As part of an ongoing series documenting the impacts of the Fukushima disaster on the North Pacific and west coast, this post summarizes a recently published study by Delvan Neville and colleagues in the peer-reviewed journal Environmental Science and Technology. The paper reports measurements of Cesium-134 and Cesium-137 in 26 albacore tuna caught off the west coast of North America between 2008 and summer 2012. Because of its relatively short half-life (~2 years) 134-Cs is an unambiguous tracer of radionuclides released from the Fukushima Dai-ichi disaster which began in March 2011. Fish collected in 2011 and 2012 had higher 134-Cs and 137-Cs that was due to Fukushima sourced cesium in the Pacific. Fish collected in 2008-2009 had lower 137-Cs activities that largely reflected historic releases of the isotope from atmospheric nuclear weapons testing in the 20th century. The authors conclude that given the highest levels of Cs isotopes measured in albacore tuna, human consumption of the fish would not not represent a significant increase in annual radiation dose. The corresponding radiological health risk due to Fukushima derived radiocesium in these tuna is, therefore, very small.
As a result of the Tohoku earthquake and subsequent tsunami there were significant releases of radionuclides from the damaged reactors at the Fukushima Dai-ichi Nuclear Power Plant.
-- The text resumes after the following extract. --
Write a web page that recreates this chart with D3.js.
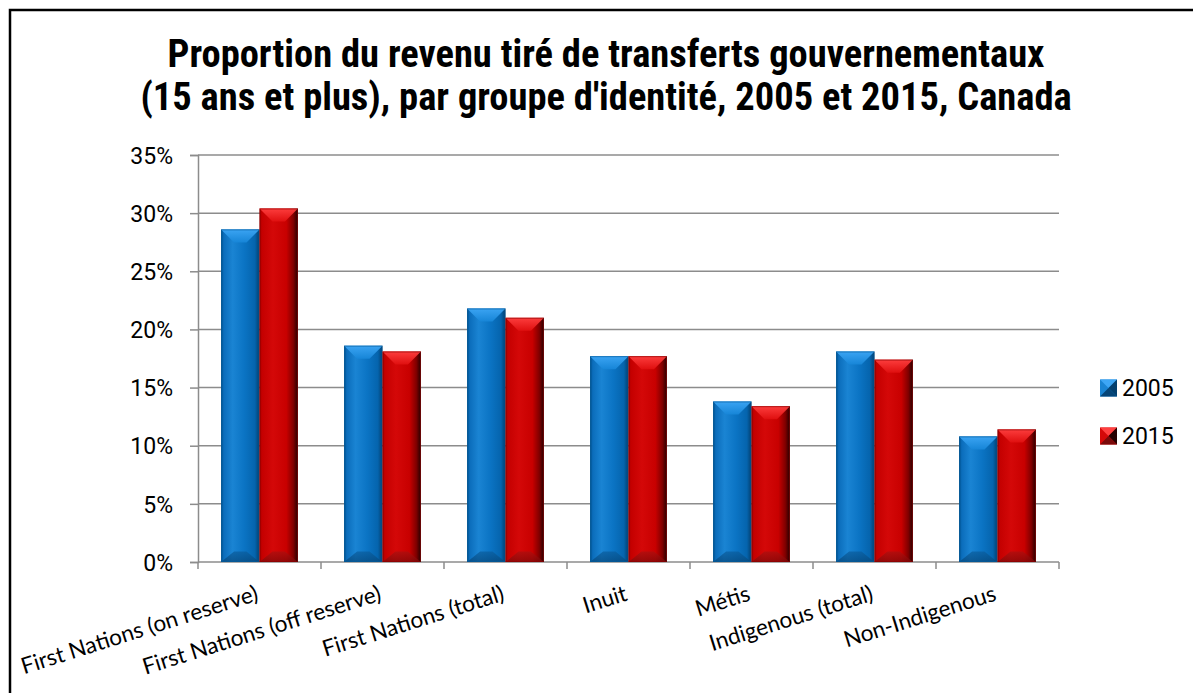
<!DOCTYPE html>
<html>
<head>
<meta charset="utf-8">
<script src="https://cdn.jsdelivr.net/npm/d3@7/dist/d3.min.js"></script>
<style>
  html, body { margin: 0; padding: 0; background: #fff; overflow: hidden; }
  svg { display: block; }
</style>
</head>
<body>
<svg id="chart" width="1193" height="693"></svg>
<script>
const titleLines = [
  "Proportion du revenu tiré de transferts gouvernementaux",
  "(15 ans et plus), par groupe d'identité, 2005 et 2015, Canada"
];
const categories = [
  "First Nations (on reserve)",
  "First Nations (off reserve)",
  "First Nations (total)",
  "Inuit",
  "Métis",
  "Indigenous (total)",
  "Non-Indigenous"
];
const seriesNames = ["2005", "2015"];
const values2005 = [0.286, 0.186, 0.218, 0.177, 0.138, 0.181, 0.108];
const values2015 = [0.304, 0.181, 0.210, 0.177, 0.134, 0.174, 0.114];
const yTicks = [0, 0.05, 0.10, 0.15, 0.20, 0.25, 0.30, 0.35];

const rows = categories.map((c, i) => ({ category: c, values: [values2005[i], values2015[i]] }));

const svg = d3.select("#chart");
const margin = { left: 198, right: 1059, top: 155, bottom: 562 };
const gridColor = "#8c8c8c";
const narrow = "'Liberation Sans Narrow', 'Arial Narrow', 'Roboto Condensed', sans-serif";
const numFont = "Roboto, 'Liberation Sans', sans-serif";
const labelFont = "Lato, 'Open Sans', sans-serif";

const x = d3.scaleBand().domain(categories).range([margin.left, margin.right]).paddingInner(0).paddingOuter(0);
const groupWidth = x.bandwidth() * 0.625;
const xs = d3.scaleBand().domain(seriesNames).range([0, groupWidth]);
const y = d3.scaleLinear().domain([0, 0.35]).range([margin.bottom, margin.top]);

// gradients for the bevelled bars
const defs = svg.append("defs");
const palettes = {
  "2005": {
    body: [[0, "#004f8a"], [0.07, "#0b6dbb"], [0.3, "#1a84d3"], [0.6, "#0b74c4"], [0.88, "#0564ad"], [1, "#033f6e"]],
    top: ["#3da6f5", "#1786d8"],
    bottom: ["#0a5c9c", "#064577"]
  },
  "2015": {
    body: [[0, "#9a0000"], [0.06, "#c40000"], [0.35, "#d40808"], [0.7, "#c80000"], [0.88, "#800000"], [1, "#250000"]],
    top: ["#ff4040", "#e01010"],
    bottom: ["#a81010", "#7a0a0a"]
  }
};
Object.entries(palettes).forEach(([name, p]) => {
  const body = defs.append("linearGradient").attr("id", "body" + name).attr("x1", 0).attr("x2", 1).attr("y1", 0).attr("y2", 0);
  p.body.forEach(([o, c]) => body.append("stop").attr("offset", o).attr("stop-color", c));
  const top = defs.append("linearGradient").attr("id", "top" + name).attr("x1", 0).attr("x2", 0).attr("y1", 0).attr("y2", 1);
  top.append("stop").attr("offset", 0).attr("stop-color", p.top[0]);
  top.append("stop").attr("offset", 1).attr("stop-color", p.top[1]);
  const bot = defs.append("linearGradient").attr("id", "bot" + name).attr("x1", 0).attr("x2", 0).attr("y1", 0).attr("y2", 1);
  bot.append("stop").attr("offset", 0).attr("stop-color", p.bottom[0]);
  bot.append("stop").attr("offset", 1).attr("stop-color", p.bottom[1]);
});

// outer frame
svg.append("rect")
  .attr("x", 10).attr("y", 10)
  .attr("width", 1200).attr("height", 700)
  .attr("fill", "none").attr("stroke", "#000").attr("stroke-width", 2.5);

// title
svg.append("g")
  .selectAll("text")
  .data(titleLines)
  .join("text")
  .attr("x", 606)
  .attr("y", (d, i) => 67 + i * 43)
  .attr("text-anchor", "middle")
  .attr("font-family", narrow)
  .attr("font-weight", "bold")
  .attr("font-size", 38.5)
  .attr("fill", "#000")
  .text((d) => d);

// gridlines
svg.append("g")
  .selectAll("line")
  .data(yTicks.slice(1))
  .join("line")
  .attr("x1", margin.left).attr("x2", margin.right)
  .attr("y1", (d) => y(d)).attr("y2", (d) => y(d))
  .attr("stroke", gridColor).attr("stroke-width", 1.5);

// y axis
const yAxis = svg.append("g")
  .attr("transform", `translate(${margin.left},0)`)
  .call(d3.axisLeft(y).tickValues(yTicks).tickFormat(d3.format(".0%")).tickSize(8).tickPadding(17));
yAxis.select(".domain").attr("stroke", gridColor).attr("stroke-width", 1.5);
yAxis.selectAll(".tick line").attr("stroke", gridColor).attr("stroke-width", 1.5);
yAxis.selectAll(".tick text")
  .attr("font-family", numFont).attr("font-size", 23).attr("fill", "#000").attr("dy", "0.36em");

// x axis
const xAxis = svg.append("g")
  .attr("transform", `translate(0,${margin.bottom})`);
xAxis.append("line")
  .attr("x1", margin.left).attr("x2", margin.right)
  .attr("stroke", gridColor).attr("stroke-width", 1.5);
xAxis.selectAll("line.tick")
  .data(categories.concat([null]))
  .join("line")
  .attr("class", "tick")
  .attr("x1", (d) => d ? x(d) : margin.right)
  .attr("x2", (d) => d ? x(d) : margin.right)
  .attr("y1", 0).attr("y2", 7)
  .attr("stroke", gridColor).attr("stroke-width", 1.5);
xAxis.selectAll("text")
  .data(categories)
  .join("text")
  .attr("transform", (d) => `translate(${x(d) + x.bandwidth() / 2},38) rotate(-17.5)`)
  .attr("text-anchor", "end")
  .attr("font-family", labelFont)
  .attr("font-size", 22.5)
  .attr("fill", "#000")
  .text((d) => d);

// bars
function drawBevelBar(g, x0, w, yTop, yBase, name) {
  const h = yBase - yTop;
  const b = Math.min(13, h / 2, w / 2);
  g.append("rect")
    .attr("x", x0).attr("y", yTop).attr("width", w).attr("height", h)
    .attr("fill", `url(#body${name})`);
  g.append("polygon")
    .attr("points", [[x0, yTop], [x0 + w, yTop], [x0 + w - b, yTop + b], [x0 + b, yTop + b]].join(" "))
    .attr("fill", `url(#top${name})`).attr("opacity", 0.95);
  g.append("polygon")
    .attr("points", [[x0, yBase], [x0 + w, yBase], [x0 + w - b, yBase - b * 0.8], [x0 + b, yBase - b * 0.8]].join(" "))
    .attr("fill", `url(#bot${name})`).attr("opacity", 0.7);
  g.append("rect")
    .attr("x", x0 + 0.5).attr("y", yTop + 0.5).attr("width", w - 1).attr("height", h - 1)
    .attr("fill", "none").attr("stroke", name === "2005" ? "#035a99" : "#8a0000").attr("stroke-width", 1).attr("opacity", 0.6);
}

const groups = svg.append("g")
  .selectAll("g")
  .data(rows)
  .join("g")
  .attr("transform", (d) => `translate(${x(d.category) + (x.bandwidth() - groupWidth) / 2},0)`);
groups.each(function (d) {
  const g = d3.select(this);
  seriesNames.forEach((s, i) => {
    drawBevelBar(g.append("g"), xs(s), xs.bandwidth(), y(d.values[i]), y(0), s);
  });
});

// legend
const legend = svg.append("g")
  .selectAll("g")
  .data(seriesNames)
  .join("g")
  .attr("transform", (d, i) => `translate(1100,${388 + i * 48})`);
legend.each(function (s) {
  const g = d3.select(this);
  const sz = 17, h = sz / 2;
  const p = palettes[s];
  g.append("rect").attr("x", 0).attr("y", -h).attr("width", sz).attr("height", sz).attr("fill", p.body[2][1]);
  g.append("polygon").attr("points", [[0, -h], [sz, -h], [h, 0]].join(" ")).attr("fill", p.top[0]);
  g.append("polygon").attr("points", [[sz, -h], [sz, h], [h, 0]].join(" ")).attr("fill", p.body[5][1]);
  g.append("polygon").attr("points", [[0, h], [sz, h], [h, 0]].join(" ")).attr("fill", p.bottom[1]);
  g.append("text")
    .attr("x", 22).attr("y", 0).attr("dy", "0.36em")
    .attr("font-family", numFont).attr("font-size", 23).attr("fill", "#000")
    .text(s);
});
</script>
</body>
</html>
Of note were releases of radioactive cesium isotopes (134-Cs with a half-life ~2 years and 137-Cs with a half-life ~30 years) in an approximate ratio of 1:1. Because of its short half-life legacy 134-Cs from atmospheric weapons testing and the Chernobyl nuclear disaster in 1986 is no longer present in the environment so that this isotope serves as a unique tracer of Fukushima derived isotopes in the environment.
Neville and colleagues measured 134-Cs and 137-Cs in albacore tuna (Thunnus alalunga) collected off the coast of Washington and Oregon between 2008-2012.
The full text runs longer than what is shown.